Healthcare leaders to Trump: Don’t stop the push for value-based care

Dozens of leading healthcare organizations have called on President Donald Trump and Vice President Mike Pence to continue the federal government’s push to value-based, patient-centered payment models that reward providers for improved quality and cost-effective care.

Big-name health systems and insurers, including the Cleveland Clinic, Dignity Health, Trinity Health, Anthem and Blue Cross Blue Shield Massachusetts were among the 120 organizations to sign a letter (PDF) to Trump and Pence, urging them to support continued efforts to transition away from a fee-for-service model.

Healthcare invested in value-based care

The movement to value-based payment models, a bipartisan effort, began 15 years ago with pay-for-performance, bundled payments and accountable care organization models. And healthcare providers, clinicians and insurers invested heavily to move healthcare in this direction, noted Premier, an alliance of 3,750 hospitals and more than 130,000 other provider organizations, in an announcement about the letter.

The movement, Premier said, is finally starting to generate results, pointing to Medicare ACOs savings of $1.29 billion since 2012 while improving quality.

“Through private and public sector alignment, the move toward value-based care is succeeding, measurably improving healthcare quality and contributing to historically low costs. Now is not the time for policymakers to signal a shift away from value-based care, either through action or inaction,” they wrote in the letter.

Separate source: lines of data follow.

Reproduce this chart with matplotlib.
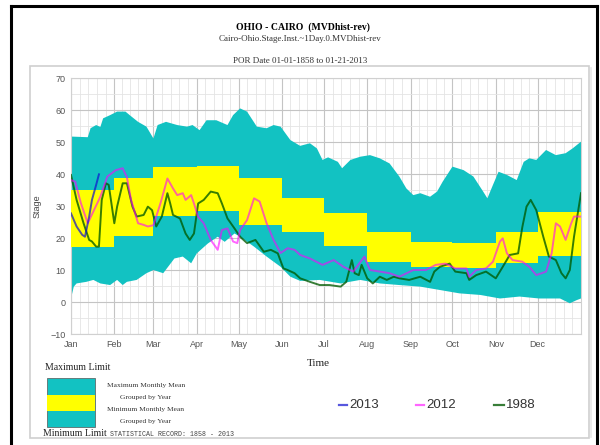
import numpy as np
import matplotlib
matplotlib.use("Agg")
import matplotlib.pyplot as plt
from matplotlib.patches import Rectangle
from matplotlib.lines import Line2D

W, H = 600, 445

months = ['Jan', 'Feb', 'Mar', 'Apr', 'May', 'Jun',
          'Jul', 'Aug', 'Sep', 'Oct', 'Nov', 'Dec']
month_start = [0, 31, 59, 90, 120, 151, 181, 212, 243, 273, 304, 334]
month_len = [31, 28, 31, 30, 31, 30, 31, 31, 30, 31, 30, 31]

# monthly mean band (yellow)
mean_max = [35.0, 38.6, 42.1, 42.5, 38.6, 32.4, 27.7, 21.8, 18.9, 18.5, 22.0, 28.2]
mean_min = [17.3, 20.7, 26.9, 28.4, 24.1, 22.0, 17.5, 12.6, 11.0, 10.5, 12.1, 14.4]

# maximum limit (top of cyan)
max_day = [0, 12, 14, 18, 21, 23, 28, 33, 39, 42, 48, 54, 59, 62, 68, 76, 83, 87, 92,
           97, 104, 112, 116, 121, 126, 133, 140, 145, 150, 157, 164, 171, 176, 180,
           184, 191, 194, 200, 207, 214, 221, 228, 235, 240, 245, 250, 257, 262, 266,
           273, 281, 288, 295, 298, 302, 306, 312, 319, 324, 328, 333, 340, 347, 354,
           359, 365]
max_val = [51.7, 51.5, 54.3, 55.3, 54.7, 57.4, 58.4, 59.5, 59.5, 58.4, 56.3, 54.8, 51.1,
           55.3, 56.3, 55.3, 54.8, 55.3, 53.7, 56.8, 56.8, 55.3, 58.4, 60.5, 59.5, 54.8,
           54.3, 55.3, 54.8, 50.6, 48.8, 49.6, 48.0, 44.4, 45.2, 43.8, 41.8, 44.4, 45.4,
           45.9, 44.9, 43.3, 39.2, 35.5, 33.4, 34.0, 32.9, 34.5, 37.6, 42.3, 41.2, 39.2,
           34.5, 32.4, 36.6, 40.7, 39.7, 38.1, 43.8, 44.9, 44.4, 47.5, 45.9, 46.5, 48.0,
           50.1]

# minimum limit (bottom of cyan)
min_day = [0, 2, 4, 11, 16, 21, 28, 33, 37, 40, 47, 54, 59, 66, 74, 80, 86, 90, 98,
           105, 110, 117, 121, 131, 140, 150, 157, 164, 178, 193, 207, 221, 235, 250,
           264, 278, 293, 307, 321, 335, 350, 357, 362, 365]
min_val = [1.1, 4.8, 5.8, 6.3, 6.9, 5.8, 5.3, 6.9, 5.3, 6.3, 6.9, 9.0, 10.0, 9.0, 13.6,
           14.2, 12.1, 15.2, 18.3, 20.4, 18.8, 21.4, 20.4, 17.3, 14.2, 11.0, 7.9, 6.6,
           6.9, 5.8, 6.9, 5.8, 5.3, 4.8, 3.75, 2.7, 2.2, 1.1, 1.7, 1.1, 1.1, -0.4, 0.6,
           1.1]

# 2013
y2013_day = [0, 4, 8, 10, 13, 15, 18, 20]
y2013_val = [27.7, 23.6, 21.0, 20.4, 26.7, 31.9, 36.6, 39.9]

# 2012
y2012_day = [0, 3, 7, 12, 21, 26, 32, 37, 40, 43, 48, 52, 55, 59, 64, 69, 73, 76, 80,
             82, 86, 88, 91, 95, 100, 105, 108, 112, 116, 119, 121, 126, 131, 135, 140,
             145, 150, 155, 160, 164, 171, 180, 188, 195, 202, 210, 214, 221, 228, 235,
             245, 254, 261, 268, 275, 283, 285, 290, 297, 302, 307, 309, 312, 316, 323,
             328, 333, 340, 344, 347, 350, 354, 358, 360, 365]
y2012_val = [38.1, 37.6, 31.0, 24.6, 32.9, 39.2, 41.2, 41.8, 39.0, 31.9, 24.6, 24.1,
             23.6, 24.0, 30.8, 38.6, 35.5, 33.4, 34.0, 31.9, 33.4, 30.8, 26.6, 24.6,
             19.4, 16.3, 22.5, 23.0, 18.9, 18.4, 22.5, 25.6, 32.4, 31.4, 24.6, 19.4,
             15.3, 16.8, 16.3, 14.7, 13.6, 11.6, 13.1, 11.0, 9.5, 14.2, 10.0, 9.5, 9.0,
             7.9, 10.0, 10.0, 11.6, 12.0, 10.5, 10.5, 7.9, 10.0, 10.5, 12.6, 18.9, 19.9,
             15.2, 13.1, 12.6, 11.0, 8.4, 9.5, 15.2, 24.6, 23.6, 19.4, 24.6, 26.7, 26.7]

# 1988
y1988_day = [0, 4, 9, 13, 15, 18, 20, 22, 25, 27, 31, 33, 37, 40, 44, 47, 52, 55, 58,
             61, 65, 69, 71, 73, 78, 82, 85, 88, 91, 95, 100, 105, 108, 112, 117, 121,
             126, 132, 138, 143, 148, 152, 155, 160, 164, 171, 178, 185, 193, 197, 201,
             203, 206, 208, 212, 216, 221, 226, 231, 235, 242, 250, 257, 260, 264, 271,
             275, 283, 285, 290, 297, 304, 309, 314, 320, 323, 326, 329, 333, 338, 342,
             347, 351, 354, 357, 360, 365]
y1988_val = [39.7, 31.9, 24.6, 19.4, 18.9, 17.3, 17.3, 31.9, 37.1, 36.6, 24.6, 29.8,
             37.1, 37.1, 29.8, 26.7, 27.2, 29.8, 28.7, 23.6, 26.7, 34.0, 30.8, 27.2,
             26.1, 21.4, 19.4, 21.4, 30.8, 31.9, 34.5, 34.0, 30.8, 26.1, 23.0, 20.4,
             18.4, 19.4, 15.7, 16.3, 15.2, 10.5, 10.0, 9.0, 7.4, 6.3, 5.3, 5.3, 4.8, 6.3,
             13.1, 9.0, 8.4, 11.6, 7.4, 5.8, 7.9, 6.9, 7.9, 7.4, 6.9, 7.9, 6.3, 9.5, 11.0,
             12.0, 9.5, 9.0, 6.9, 8.4, 9.5, 7.4, 11.0, 14.7, 15.2, 23.4, 29.8, 31.9, 28.7,
             20.4, 14.2, 13.1, 9.0, 7.4, 10.0, 20.4, 34.0]

CYAN = '#12C2C2'
YELLOW = '#FFFF00'
SERIF = 'Liberation Serif'
SANS = 'Liberation Sans'
MONO = 'Liberation Mono'


def fx(px):
    return px / W


def fy(py):
    return 1 - py / H


fig = plt.figure(figsize=(6, 4.45), dpi=100)
fig.patch.set_facecolor('white')

# outer black border (top, left, right) and light gray chart frame
fig.add_artist(Line2D([fx(11), fx(11)], [0, fy(6)], color='black', lw=2.2))
fig.add_artist(Line2D([fx(11), fx(597)], [fy(6), fy(6)], color='black', lw=2.2))
fig.add_artist(Line2D([fx(597), fx(597)], [0, fy(6)], color='black', lw=2.2))
fig.add_artist(Rectangle((fx(30), fy(438)), fx(589) - fx(30), fy(66) - fy(438),
                         fill=False, edgecolor='#cfcfcf', lw=1.2))
fig.add_artist(Line2D([fx(591), fx(591)], [fy(437), fy(68)], color='#e6e6e6', lw=1.2))

# titles
fig.text(0.505, fy(27), 'OHIO - CAIRO  (MVDhist-rev)', ha='center', va='center',
         fontsize=7, fontweight='bold', family=SERIF)
fig.text(0.5, fy(39), 'Cairo-Ohio.Stage.Inst.~1Day.0.MVDhist-rev', ha='center',
         va='center', fontsize=6.5, family=SERIF, color='#333333')
fig.text(0.5, fy(61), 'POR Date 01-01-1858 to 01-21-2013', ha='center', va='center',
         fontsize=6.5, family=SERIF, color='#333333')

ax = fig.add_axes([fx(71), fy(334), fx(581) - fx(71), fy(78) - fy(334)])
ax.set_xlim(0, 365)
ax.set_ylim(-10, 70)

# grid
minor_x = [s + k * l / 5 for s, l in zip(month_start, month_len) for k in range(1, 5)]
ax.set_xticks(month_start)
ax.set_xticklabels(months)
ax.set_xticks(minor_x, minor=True)
ax.set_yticks(range(-10, 71, 10))
ax.set_yticks(range(-5, 70, 10), minor=True)
ax.grid(which='major', color='#c4c4c4', lw=0.8)
ax.grid(which='minor', color='#e4e4e4', lw=0.6)
ax.set_axisbelow(True)
ax.tick_params(which='both', length=0, labelsize=6.5, labelcolor='#555555', pad=4)
for lbl in ax.get_xticklabels() + ax.get_yticklabels():
    lbl.set_family(SANS)
for sp in ax.spines.values():
    sp.set_color('#d0d0d0')
    sp.set_linewidth(0.8)

# cyan envelope (max limit forward, min limit back) and yellow monthly band
env_x = list(max_day) + list(min_day[::-1])
env_y = list(max_val) + list(min_val[::-1])
ax.fill(env_x, env_y, color=CYAN, lw=0, zorder=2)
ax.bar(month_start, np.array(mean_max) - np.array(mean_min), bottom=mean_min,
       width=month_len, align='edge', color=YELLOW, lw=0, zorder=3)

# year lines
ax.plot(y1988_day, y1988_val, color='#005a00', alpha=0.78, lw=1.4, zorder=4)
ax.plot(y2012_day, y2012_val, color='#FF00FF', alpha=0.6, lw=1.4, zorder=5)
ax.plot(y2013_day, y2013_val, color='#1010D0', alpha=0.7, lw=1.4, zorder=6)

ax.set_ylabel('Stage', fontsize=6.5, family=SANS, color='#444444', labelpad=6)
fig.text(fx(318), fy(363), 'Time', ha='center', va='center', fontsize=8,
         family=SERIF, color='#222222')

# band legend
fig.text(fx(45), fy(367), 'Maximum Limit', ha='left', va='center', fontsize=7,
         family=SERIF, color='#222222')
fig.add_artist(Rectangle((fx(47), fy(427)), fx(95) - fx(47), fy(378) - fy(427),
                         facecolor=CYAN, edgecolor='#555555', lw=0.5))
fig.add_artist(Rectangle((fx(47), fy(411)), fx(95) - fx(47), fy(395) - fy(411),
                         facecolor=YELLOW, edgecolor='none'))
fig.text(fx(43), fy(433), 'Minimum Limit', ha='left', va='center', fontsize=7,
         family=SERIF, color='#222222')
for txt, yy in [('Maximum Monthly Mean', 386), ('Grouped by Year', 397),
                ('Minimum Monthly Mean', 410), ('Grouped by Year', 421)]:
    fig.text(fx(146), fy(yy), txt, ha='center', va='center', fontsize=5.4,
             family=SERIF, color='#333333')
fig.text(fx(110), fy(435), 'STATISTICAL RECORD: 1858 - 2013', ha='left', va='center',
         fontsize=4.8, family=MONO, color='#444444')

# year legend
for name, col, alpha, x0, x1 in [('2013', '#1010D0', 0.7, 339, 347),
                                  ('2012', '#FF00FF', 0.6, 416, 424),
                                  ('1988', '#005a00', 0.78, 494, 504)]:
    fig.add_artist(Line2D([fx(x0), fx(x1)], [fy(405), fy(405)], color=col,
                          alpha=alpha, lw=1.6))
    fig.text(fx(x1 + 2), fy(405), name, ha='left', va='center', fontsize=9.5,
             family=SANS, color='#333333')

fig.savefig('out.png', dpi=100)
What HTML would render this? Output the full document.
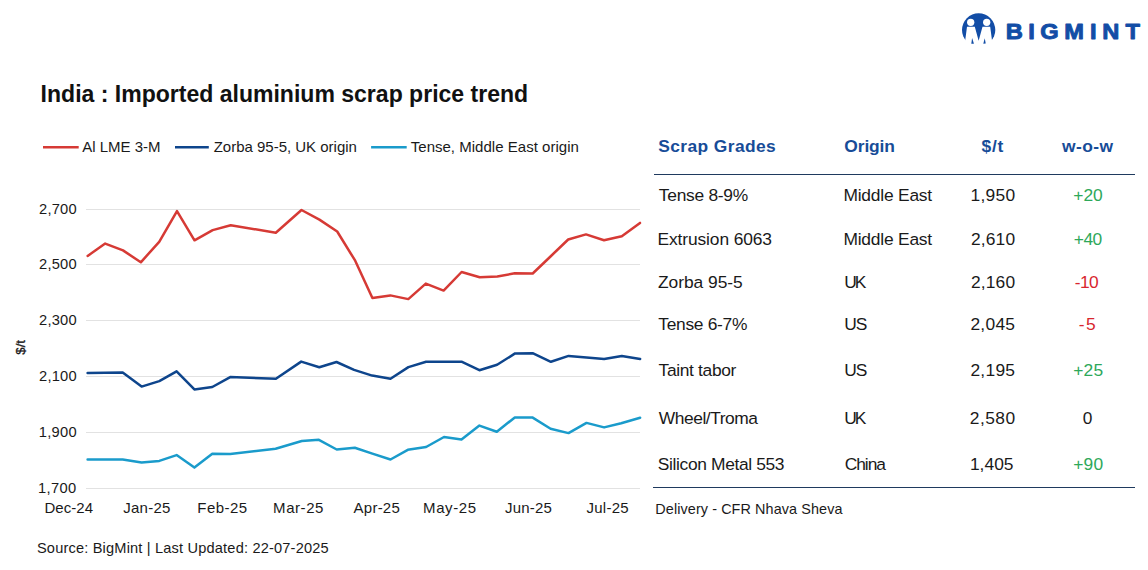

10 health policy principles

To build on the momentum, the organizations said they have a vision for a modernized, sustainable healthcare system based on 10 principles:

  • Empower and engage patients to make healthcare decisions with information and support from their healthcare team.
  • Invest in engaging patients in the development of measures of provider performance that are relevant to them and consistently and transparently reported by all public and private payers.
  • Improve clinician and provider access to timely, accurate and complete claims data to better facilitate care management.
  • Recognize that the socioeconomic status of many patients creates challenges in providing care, and adjust payments to providers as appropriate.
  • Design voluntary payment models that incent greater participation and achieve the highest quality and cost value based on patient choice and competitive markets.
  • Expand the use of waivers from fee-for-service legal and regulatory requirements that impede collaboration and shared accountability, while preserving consumer protections and safeguards against fraud.
  • Build on and expand payment models that promote collaborative financial and care coordination arrangements using incentives that align payers, healthcare providers, providers of long-term care services and clinicians.
  • Appropriately incent access to medical innovations and treatments that hold the potential to improve quality of care and reduce overall system cost.
  • Promote public and private investment in the transparent, evidence-based testing and scaling of new alternative payment models as directed in MACRA so that clinicians, other healthcare providers and payers can learn how payment models work and evolve in the clinical setting.

“Despite all that we’ve managed to do, healthcare is increasingly unaffordable–for families, for businesses and for taxpayers,” John Rother, president and CEO, National Coalition on Health Care, said in the announcement.  “Even in the relatively stable employer-sponsored insurance market, deductibles are climbing and the average premium for a family plan has topped $18,000 a year. If we are to have any hope of taming these increases, we must accelerate, not slowdown, the transition from volume to value.”